Gaming addiction

Gaming addiction

Gaming addiction is to be listed as a mental health condition for the first time by the World Health Organisation (WHO).

The 11th edition of the International Classification of Diseases (ICD) will include the condition "gaming disorder".

Please take note that in our South African environment ICD-11 is not in use and is only currenlty in its draft form at the World Health Organisation.
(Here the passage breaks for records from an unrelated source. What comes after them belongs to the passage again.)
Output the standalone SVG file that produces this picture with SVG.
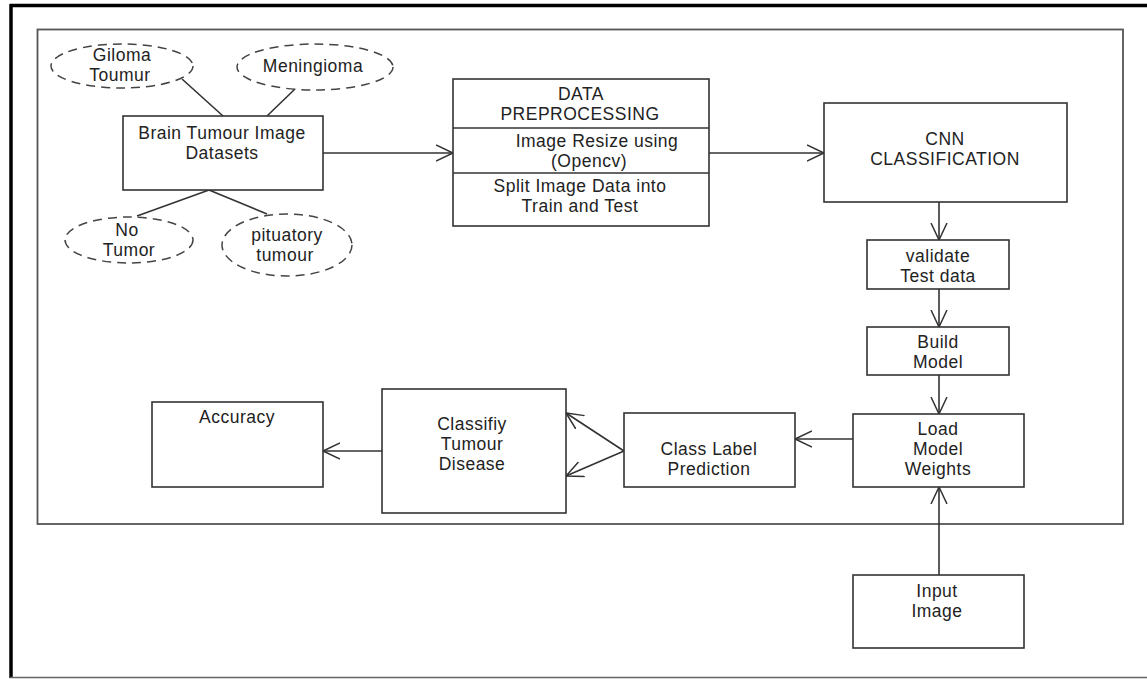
<svg xmlns="http://www.w3.org/2000/svg" width="1147" height="679" viewBox="0 0 1147 679">
<style>
.box{fill:#fff;stroke:#333;stroke-width:1.6}
.ell{fill:#fff;stroke:#444;stroke-width:1.5;stroke-dasharray:9 6}
.ln{fill:none;stroke:#333;stroke-width:1.6}
.t{font-family:"Liberation Sans",Arial,sans-serif;font-size:17.5px;letter-spacing:0.5px;fill:#222;text-anchor:middle}
</style>
<defs>
<marker id="ah" markerUnits="userSpaceOnUse" markerWidth="20" markerHeight="20" refX="17" refY="8" orient="auto" viewBox="0 0 20 16">
<path d="M0,0 L17,8 L0,16" fill="none" stroke="#333" stroke-width="1.5"/>
</marker>
</defs>
<rect x="0" y="0" width="1147" height="679" fill="#fff"/>
<g id="frame">
<line x1="10" y1="5.5" x2="1147" y2="5.5" stroke="#000" stroke-width="3.5"/>
<line x1="11" y1="4" x2="11" y2="678" stroke="#000" stroke-width="3.5"/>
<line x1="10" y1="677.5" x2="1147" y2="677.5" stroke="#666" stroke-width="1.5"/>
<rect x="37.5" y="29.5" width="1085.5" height="494.5" fill="none" stroke="#555" stroke-width="1.8"/>
</g>
<g id="connectors">
<line class="ln" x1="182" y1="79" x2="223" y2="116"/>
<line class="ln" x1="295" y1="89" x2="267" y2="116"/>
<line class="ln" x1="209" y1="190" x2="137" y2="216"/>
<line class="ln" x1="209" y1="190" x2="267" y2="214"/>
<line class="ln" x1="323" y1="153" x2="453" y2="153" marker-end="url(#ah)"/>
<line class="ln" x1="709" y1="153" x2="824" y2="153" marker-end="url(#ah)"/>
<line class="ln" x1="939" y1="202" x2="939" y2="240" marker-end="url(#ah)"/>
<line class="ln" x1="939" y1="289" x2="939" y2="327" marker-end="url(#ah)"/>
<line class="ln" x1="939" y1="375" x2="939" y2="414" marker-end="url(#ah)"/>
<line class="ln" x1="853" y1="439" x2="795" y2="439" marker-end="url(#ah)"/>
<line class="ln" x1="624" y1="451" x2="566" y2="413" marker-end="url(#ah)"/>
<line class="ln" x1="624" y1="451" x2="566" y2="476" marker-end="url(#ah)"/>
<line class="ln" x1="382" y1="451" x2="323" y2="451" marker-end="url(#ah)"/>
<line class="ln" x1="939" y1="575" x2="939" y2="487" marker-end="url(#ah)"/>
</g>
<g id="giloma">
<ellipse class="ell" cx="122" cy="66" rx="71" ry="22"/>
<text class="t" x="122" y="61">Giloma</text>
<text class="t" x="120" y="81">Toumur</text>
</g>
<g id="meningioma">
<ellipse class="ell" cx="315" cy="67" rx="78" ry="23"/>
<text class="t" x="313" y="72">Meningioma</text>
</g>
<g id="notumor">
<ellipse class="ell" cx="129" cy="240" rx="64" ry="23"/>
<text class="t" x="127" y="236">No</text>
<text class="t" x="129" y="256">Tumor</text>
</g>
<g id="pituatory">
<ellipse class="ell" cx="287" cy="245" rx="65" ry="31"/>
<text class="t" x="287" y="241">pituatory</text>
<text class="t" x="285" y="261">tumour</text>
</g>
<g id="datasets">
<rect class="box" x="123" y="116" width="200" height="74"/>
<text class="t" x="222" y="139">Brain Tumour Image</text>
<text class="t" x="222" y="159">Datasets</text>
</g>
<g id="preprocessing">
<rect class="box" x="453" y="79" width="256" height="147"/>
<line class="ln" x1="453" y1="128" x2="709" y2="128" stroke="#555"/>
<line class="ln" x1="453" y1="173" x2="709" y2="173" stroke="#555"/>
<text class="t" x="581" y="100">DATA</text>
<text class="t" x="580" y="120">PREPROCESSING</text>
<text class="t" x="597" y="147">Image Resize using</text>
<text class="t" x="589" y="167">(Opencv)</text>
<text class="t" x="580" y="192">Split Image Data into</text>
<text class="t" x="580" y="212">Train and Test</text>
</g>
<g id="cnn">
<rect class="box" x="824" y="103" width="243" height="99"/>
<text class="t" x="945" y="145">CNN</text>
<text class="t" x="945" y="165">CLASSIFICATION</text>
</g>
<g id="validate">
<rect class="box" x="867" y="240" width="142" height="49"/>
<text class="t" x="938" y="262">validate</text>
<text class="t" x="938" y="282">Test data</text>
</g>
<g id="build">
<rect class="box" x="867" y="327" width="142" height="48"/>
<text class="t" x="938" y="348">Build</text>
<text class="t" x="938" y="368">Model</text>
</g>
<g id="load">
<rect class="box" x="853" y="414" width="171" height="73"/>
<text class="t" x="938" y="435">Load</text>
<text class="t" x="938" y="455">Model</text>
<text class="t" x="938" y="475">Weights</text>
</g>
<g id="classlabel">
<rect class="box" x="624" y="413" width="171" height="74"/>
<text class="t" x="709" y="455">Class Label</text>
<text class="t" x="709" y="475">Prediction</text>
</g>
<g id="classify">
<rect class="box" x="382" y="389" width="184" height="124"/>
<text class="t" x="472" y="430">Classifiy</text>
<text class="t" x="472" y="450">Tumour</text>
<text class="t" x="472" y="470">Disease</text>
</g>
<g id="accuracy">
<rect class="box" x="152" y="402" width="171" height="85"/>
<text class="t" x="237" y="423">Accuracy</text>
</g>
<g id="input">
<rect class="box" x="853" y="575" width="171" height="73"/>
<text class="t" x="937" y="597">Input</text>
<text class="t" x="937" y="617">Image</text>
</g>
</svg>
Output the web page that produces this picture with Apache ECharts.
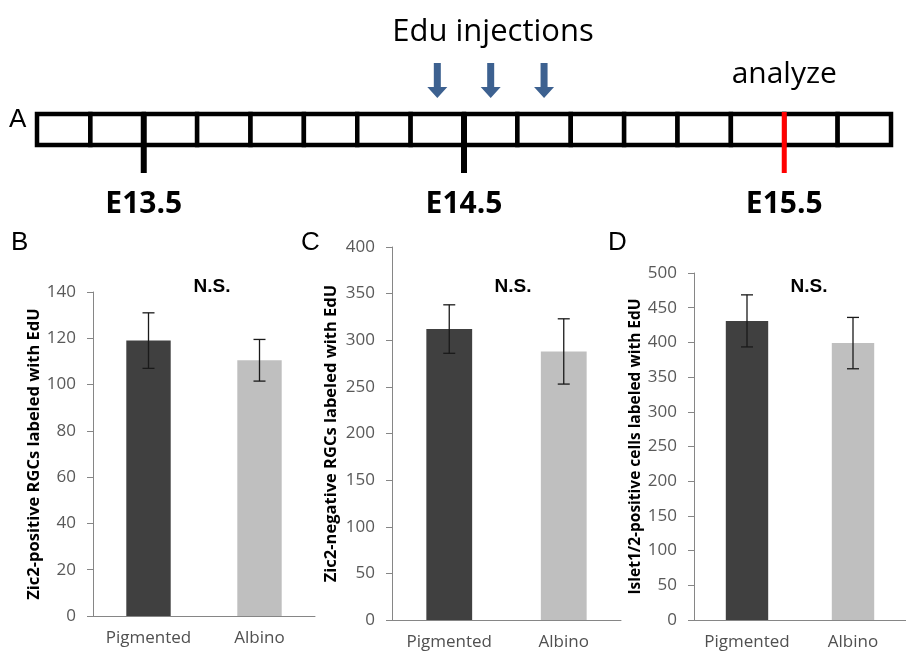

The Department of Health will give ample notice should it need to be integrated in our healthcare system at some time in the future.

The International Classification of Disease (ICD) is the basis for identification of health trends and statistics globally and the international standard of reporting diseases and health conditions.

The inclusion of a disorder in the ICD is a consideration which countries and communities take into account when planning public health stratergies and monitoring trends of disorders.


Gaming disorder is defined in the draft 11th revision of the International Classification of Diseases (ICD-11) as a pattern of gaming behavior ("digital-gaming" or "video-gaming") characterised by impaired control over gaming, increasing priority given to gaming over other activities to the extent that gaming takes precedence over other interests and daily activities and continuation or escalation of gaming despite the occurance of negative consequesnces.


For gaming disorder to be diagnosed, the behaviour pattern must be of sufficient severity to result in significant impairment in personal, family, social, educational, occupational or other important areas  of functioning and would normally have been evident for at least 12 months.

Should all people who engage in gaming be concerned about developing gaming disorder?

Studies suggest that gaming disorder affects only a small proportion of people who engage in digital or video-gaming activities. However, people who partake in gaming should be alert to the amount of time they spend on gaming activities, particularly when it is to the exclusion of other daily activities, as well as to any changes in their physical or psychological health and social functioning that could be attributed to their pattern of gaming behaviour.